Israeli physician (1898–1985)

Moshe Rachmilevitz (משה רחמילביץ; 1898–1985) was an Israeli doctor and was one of the fathers of professional medicine in Israel.

==Biography==
Rachmilewitz was born to a Jewish family in 1898 in Mstislavl (now in Belarus), then part of the Russian Empire, and grew up in the city of Babruysk. His parents were Eliezer Lipman Rachmilewitz and Dvosha Zack. After completing high school, he studied medicine in Germany.

In 1926, he immigrated to Mandate Palestine and began working at Bikur Holim Hospital in Jerusalem. In 1927, he was chosen to go to the United States for further training, and specialized at the Mount Sinai Hospital in New York. Following his return from the United States, he worked at Jerusalem's Hadassah Hospital on Mount Scopus. In 1949, following the evacuation of the Mount Scopus facility as a result of it being cut off by Arab forces, he moved with the hospital to temporary facilities before moving in 1961 to the new Hadassah Hospital in Ein Kerem, in southwest Jerusalem.

Rachmilewitz was the personal physician to many of Israel's leaders.

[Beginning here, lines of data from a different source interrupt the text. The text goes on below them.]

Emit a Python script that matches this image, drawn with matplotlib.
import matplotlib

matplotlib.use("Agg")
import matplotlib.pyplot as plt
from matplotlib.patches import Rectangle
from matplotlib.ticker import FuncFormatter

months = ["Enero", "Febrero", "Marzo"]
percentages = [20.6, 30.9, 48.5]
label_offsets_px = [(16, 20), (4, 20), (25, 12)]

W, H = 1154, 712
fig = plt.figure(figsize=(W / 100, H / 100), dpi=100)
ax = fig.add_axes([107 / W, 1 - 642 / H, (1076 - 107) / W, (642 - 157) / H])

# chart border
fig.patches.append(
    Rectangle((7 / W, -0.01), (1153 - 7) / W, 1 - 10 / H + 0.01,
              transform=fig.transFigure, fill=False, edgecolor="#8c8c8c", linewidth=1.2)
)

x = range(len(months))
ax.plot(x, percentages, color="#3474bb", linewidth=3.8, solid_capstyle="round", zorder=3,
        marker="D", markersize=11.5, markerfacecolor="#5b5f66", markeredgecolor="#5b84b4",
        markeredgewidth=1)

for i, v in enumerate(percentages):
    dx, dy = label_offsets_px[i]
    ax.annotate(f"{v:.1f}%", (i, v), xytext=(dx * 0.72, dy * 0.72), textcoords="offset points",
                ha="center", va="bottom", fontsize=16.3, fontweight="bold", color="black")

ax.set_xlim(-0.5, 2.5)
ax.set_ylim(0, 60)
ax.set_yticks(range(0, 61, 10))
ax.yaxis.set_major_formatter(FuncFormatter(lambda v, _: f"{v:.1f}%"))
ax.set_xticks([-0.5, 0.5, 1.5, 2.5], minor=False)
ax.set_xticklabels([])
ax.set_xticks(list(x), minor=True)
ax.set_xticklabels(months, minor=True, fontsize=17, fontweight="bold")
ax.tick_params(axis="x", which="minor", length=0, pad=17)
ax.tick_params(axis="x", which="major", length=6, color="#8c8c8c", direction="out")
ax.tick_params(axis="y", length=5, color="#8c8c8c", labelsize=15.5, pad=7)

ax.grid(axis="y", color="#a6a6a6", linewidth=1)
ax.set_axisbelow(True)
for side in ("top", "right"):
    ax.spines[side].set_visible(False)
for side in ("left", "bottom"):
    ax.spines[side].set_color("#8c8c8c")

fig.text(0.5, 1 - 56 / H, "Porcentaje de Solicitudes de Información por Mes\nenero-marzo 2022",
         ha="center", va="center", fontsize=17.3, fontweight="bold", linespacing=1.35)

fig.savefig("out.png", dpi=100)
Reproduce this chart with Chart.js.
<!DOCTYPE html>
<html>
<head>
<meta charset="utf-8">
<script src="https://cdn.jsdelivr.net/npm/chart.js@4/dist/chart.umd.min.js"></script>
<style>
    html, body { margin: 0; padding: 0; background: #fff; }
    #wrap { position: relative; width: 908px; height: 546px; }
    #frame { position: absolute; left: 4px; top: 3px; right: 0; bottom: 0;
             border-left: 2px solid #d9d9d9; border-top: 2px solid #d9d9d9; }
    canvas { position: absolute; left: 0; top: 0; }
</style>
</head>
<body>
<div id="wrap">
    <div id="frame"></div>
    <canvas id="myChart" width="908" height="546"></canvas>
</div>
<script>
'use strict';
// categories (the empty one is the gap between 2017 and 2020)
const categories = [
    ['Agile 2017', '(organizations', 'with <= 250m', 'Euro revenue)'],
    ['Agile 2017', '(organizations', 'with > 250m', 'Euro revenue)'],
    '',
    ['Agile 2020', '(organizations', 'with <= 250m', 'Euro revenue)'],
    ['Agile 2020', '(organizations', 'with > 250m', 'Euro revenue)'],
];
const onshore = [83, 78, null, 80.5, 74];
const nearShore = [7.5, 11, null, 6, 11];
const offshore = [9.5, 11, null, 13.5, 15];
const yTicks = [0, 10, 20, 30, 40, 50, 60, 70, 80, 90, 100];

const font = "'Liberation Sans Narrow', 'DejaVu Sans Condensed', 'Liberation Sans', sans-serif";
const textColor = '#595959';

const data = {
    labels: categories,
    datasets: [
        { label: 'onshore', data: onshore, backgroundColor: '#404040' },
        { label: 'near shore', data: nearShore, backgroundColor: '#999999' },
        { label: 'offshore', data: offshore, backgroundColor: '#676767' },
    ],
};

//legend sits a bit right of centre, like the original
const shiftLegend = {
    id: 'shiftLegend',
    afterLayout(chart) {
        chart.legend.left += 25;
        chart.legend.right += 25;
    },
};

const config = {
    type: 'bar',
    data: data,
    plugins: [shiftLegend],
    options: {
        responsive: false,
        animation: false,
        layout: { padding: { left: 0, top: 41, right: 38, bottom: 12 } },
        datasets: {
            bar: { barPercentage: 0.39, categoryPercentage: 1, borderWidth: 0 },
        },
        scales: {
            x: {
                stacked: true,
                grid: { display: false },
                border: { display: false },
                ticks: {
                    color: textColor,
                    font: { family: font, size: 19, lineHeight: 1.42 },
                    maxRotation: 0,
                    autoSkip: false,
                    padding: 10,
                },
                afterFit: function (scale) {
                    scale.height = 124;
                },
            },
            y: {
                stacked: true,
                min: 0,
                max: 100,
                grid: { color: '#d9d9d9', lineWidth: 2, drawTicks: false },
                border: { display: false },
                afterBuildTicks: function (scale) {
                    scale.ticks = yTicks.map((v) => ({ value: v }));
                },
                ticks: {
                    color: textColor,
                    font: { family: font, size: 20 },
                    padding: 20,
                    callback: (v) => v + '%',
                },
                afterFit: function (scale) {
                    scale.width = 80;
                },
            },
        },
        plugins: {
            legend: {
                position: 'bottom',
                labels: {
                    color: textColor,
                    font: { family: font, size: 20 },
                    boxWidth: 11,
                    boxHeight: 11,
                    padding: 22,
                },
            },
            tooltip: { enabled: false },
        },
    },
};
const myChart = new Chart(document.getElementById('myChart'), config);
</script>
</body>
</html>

He was among the first heads of medical school at the Hebrew University of Jerusalem, serving as dean of the faculty from 1958 to 1961.

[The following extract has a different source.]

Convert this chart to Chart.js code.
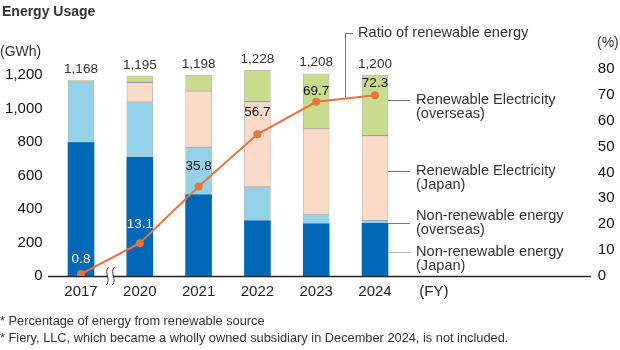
<!DOCTYPE html>
<html>
<head>
<meta charset="utf-8">
<title>Energy Usage</title>
<script src="https://cdn.jsdelivr.net/npm/chart.js@4/dist/chart.umd.min.js"></script>
<style>
  html, body { margin: 0; padding: 0; background: #fff; }
  #wrap { position: relative; width: 620px; height: 350px; }
</style>
</head>
<body>
<div id="wrap"><canvas id="energy-chart"></canvas></div>
<script>
// data (GWh, %)
const years = ['2017', '2020', '2021', '2022', '2023', '2024'];
const axisLabels = [...years, '(FY)', '', ''];
const nonRenewJapan = [796, 709, 484, 330, 312, 314];
const nonRenewOverseas = [363, 330, 285, 202, 54, 18];
const renewJapan = [0, 116, 335, 509, 516, 506];
const renewOverseas = [9, 40, 94, 187, 326, 362];
const totals = [1168, 1195, 1198, 1228, 1208, 1200];
const renewRatio = [0.8, 13.1, 35.8, 56.7, 69.7, 72.3];
const gwhTicks = [0, 200, 400, 600, 800, 1000, 1200];
const pctTicks = [0, 10, 20, 30, 40, 50, 60, 70, 80];

const FONT = '"Liberation Sans", Arial, sans-serif';
Chart.defaults.font.family = FONT;

// --- colours ---
const C_DARK = '#0068b7';
const C_LIGHT = '#93d2e8';
const C_PEACH = '#fbdac9';
const C_GREEN = '#c9dc8e';
const C_LINE = '#e8743b';
const C_EDGE = 'rgba(0,0,0,0.28)';

function txt(ctx, s, x, y, size, color, align, weight) {
    ctx.save();
    ctx.font = (weight || 'normal') + ' ' + size + 'px ' + FONT;
    ctx.fillStyle = color;
    ctx.textAlign = align || 'left';
    ctx.textBaseline = 'middle';
    ctx.fillText(s, x, y);
    ctx.restore();
}

function hline(ctx, x1, x2, y, color) {
    ctx.save();
    ctx.strokeStyle = color;
    ctx.lineWidth = 1;
    ctx.beginPath();
    ctx.moveTo(x1, y + 0.5);
    ctx.lineTo(x2, y + 0.5);
    ctx.stroke();
    ctx.restore();
}

// baseline + axis break
const baselinePlugin = {
    id: 'baseline',
    beforeDatasetsDraw(chart) {
        const ctx = chart.ctx;
        const y = chart.scales.y.getPixelForValue(0);
        ctx.save();
        ctx.strokeStyle = '#222';
        ctx.lineWidth = 1.5;
        ctx.beginPath();
        ctx.moveTo(48, y + 0.5);
        ctx.lineTo(591, y + 0.5);
        ctx.stroke();

        // break mark between 2017 and 2020
        const xb = (chart.scales.x.getPixelForValue(0) + chart.scales.x.getPixelForValue(1)) / 2;
        ctx.fillStyle = '#fff';
        ctx.fillRect(xb - 3, y - 3, 6, 7);
        ctx.strokeStyle = '#333';
        ctx.lineWidth = 1;
        [xb - 3, xb + 3].forEach(x0 => {
            ctx.beginPath();
            ctx.moveTo(x0 + 1, y - 9);
            ctx.bezierCurveTo(x0 - 4, y - 3, x0 + 4, y + 3, x0 - 1, y + 9);
            ctx.stroke();
        });
        ctx.restore();
    }
};

// totals, ratio labels, side legend, titles and notes
const annotatePlugin = {
    id: 'annotate',
    afterDatasetsDraw(chart) {
        const ctx = chart.ctx;
        const xs = chart.scales.x, ys = chart.scales.y, y2 = chart.scales.y2;

        totals.forEach((t, i) => {
            txt(ctx, t.toLocaleString('en-US'), xs.getPixelForValue(i), ys.getPixelForValue(t) - 11, 13.5, '#333', 'center');
        });

        const lift = [15, 19, 20, 22, 10, 12];
        renewRatio.forEach((r, i) => {
            const col = i < 2 ? '#fff' : '#111';
            txt(ctx, r.toFixed(1), xs.getPixelForValue(i), y2.getPixelForValue(r) - lift[i], 13.5, col, 'center');
        });

        // ratio callout
        ctx.save();
        ctx.strokeStyle = '#777';
        ctx.lineWidth = 1;
        ctx.beginPath();
        ctx.moveTo(353, 33.5);
        ctx.lineTo(345.5, 33.5);
        ctx.lineTo(345.5, 97);
        ctx.stroke();
        ctx.restore();
        txt(ctx, 'Ratio of renewable energy', 358, 33, 14.6, '#333');

        // series callouts
        const lx1 = 388, lx2 = 410, tx = 416, fs = 14.6;
        hline(ctx, lx1, lx2, 100, '#777');
        txt(ctx, 'Renewable Electricity', tx, 100, fs, '#333');
        txt(ctx, '(overseas)', tx, 113.5, fs, '#333');

        hline(ctx, lx1, lx2, 171, '#777');
        txt(ctx, 'Renewable Electricity', tx, 171, fs, '#333');
        txt(ctx, '(Japan)', tx, 184.5, fs, '#333');

        hline(ctx, lx1, lx2, 223, '#777');
        txt(ctx, 'Non-renewable energy', tx, 216, fs, '#333');
        txt(ctx, '(overseas)', tx, 229.5, fs, '#333');

        hline(ctx, lx1, lx2, 252, '#bbb');
        txt(ctx, 'Non-renewable energy', tx, 252, fs, '#333');
        txt(ctx, '(Japan)', tx, 265.5, fs, '#333');

        // titles
        txt(ctx, 'Energy Usage', 2, 12, 14, '#333', 'left', 'bold');
        txt(ctx, '(GWh)', 0, 52, 14, '#333');
        txt(ctx, '(%)', 597, 43, 14, '#333');

        // footnotes
        txt(ctx, '* Percentage of energy from renewable source', 0, 321, 12.8, '#333');
        txt(ctx, '* Fiery, LLC, which became a wholly owned subsidiary in December 2024, is not included.', 0, 338, 12.8, '#333');
    }
};

function barSet(label, data, color, edge) {
    return {
        type: 'bar',
        label: label,
        data: data,
        backgroundColor: color,
        borderColor: edge,
        borderWidth: edge ? 0.8 : 0,
        borderSkipped: false,
        barThickness: 26,
        yAxisID: 'y',
        order: 1
    };
}

new Chart(document.getElementById('energy-chart').getContext('2d'), {
    data: {
        labels: axisLabels,
        datasets: [
            {
                type: 'line',
                label: 'Ratio of renewable energy',
                data: renewRatio,
                borderColor: C_LINE,
                backgroundColor: C_LINE,
                borderWidth: 2,
                pointRadius: 4,
                pointBackgroundColor: C_LINE,
                pointBorderWidth: 0,
                tension: 0,
                yAxisID: 'y2',
                order: 0
            },
            barSet('Non-renewable energy (Japan)', nonRenewJapan, C_DARK, null),
            barSet('Non-renewable energy (overseas)', nonRenewOverseas, C_LIGHT, C_EDGE),
            barSet('Renewable Electricity (Japan)', renewJapan, C_PEACH, C_EDGE),
            barSet('Renewable Electricity (overseas)', renewOverseas, C_GREEN, C_EDGE)
        ]
    },
    options: {
        responsive: true,
        maintainAspectRatio: false,
        animation: false,
        layout: { padding: { top: 65, left: 0, right: 0, bottom: 0 } },
        plugins: {
            legend: { display: false },
            tooltip: { enabled: false }
        },
        scales: {
            x: {
                stacked: true,
                offset: true,
                grid: { display: false, drawTicks: false },
                border: { display: false },
                ticks: {
                    font: { size: 15 },
                    color: '#222',
                    padding: 7,
                    maxRotation: 0,
                    autoSkip: false
                },
                afterFit: s => { s.height = 74; }
            },
            y: {
                stacked: true,
                position: 'left',
                min: 0,
                max: 1260,
                grid: { display: false, drawTicks: false },
                border: { display: false },
                afterBuildTicks: s => { s.ticks = gwhTicks.map(v => ({ value: v })); },
                ticks: {
                    font: { size: 15 },
                    color: '#111',
                    padding: 9,
                    callback: v => v.toLocaleString('en-US')
                },
                afterFit: s => { s.width = 51.6; }
            },
            y1: {
                position: 'right',
                min: 0,
                max: 81.5,
                grid: { display: false, drawTicks: false },
                border: { display: false },
                afterBuildTicks: s => { s.ticks = pctTicks.map(v => ({ value: v })); },
                ticks: {
                    font: { size: 15 },
                    color: '#111',
                    padding: 17
                },
                afterFit: s => { s.width = 39.2; }
            },
            y2: {
                display: false,
                min: 0,
                max: 84.4
            }
        }
    },
    plugins: [baselinePlugin, annotatePlugin]
});
</script>
</body>
</html>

Rachmilewitz's principal area of research and specialization was blood diseases.

He was married to Chava (née Pomerantz) and had two sons, Daniel and Eliezer, both of whom are professors of medicine. He died in 1985 of colon cancer.

Upon his death, a street in Jerusalem was named “Rachmilewitz Street”.

==Awards and honours==
- In 1964, Rachmilewitz was awarded the Israel Prize, in medicine.
- In 1970, he received the award of Yakir Yerushalayim (Worthy Citizen of Jerusalem) from the city of Jerusalem.
- Rachmilewitz Street in Pisgat Ze'ev, in northeast Jerusalem, is named after him.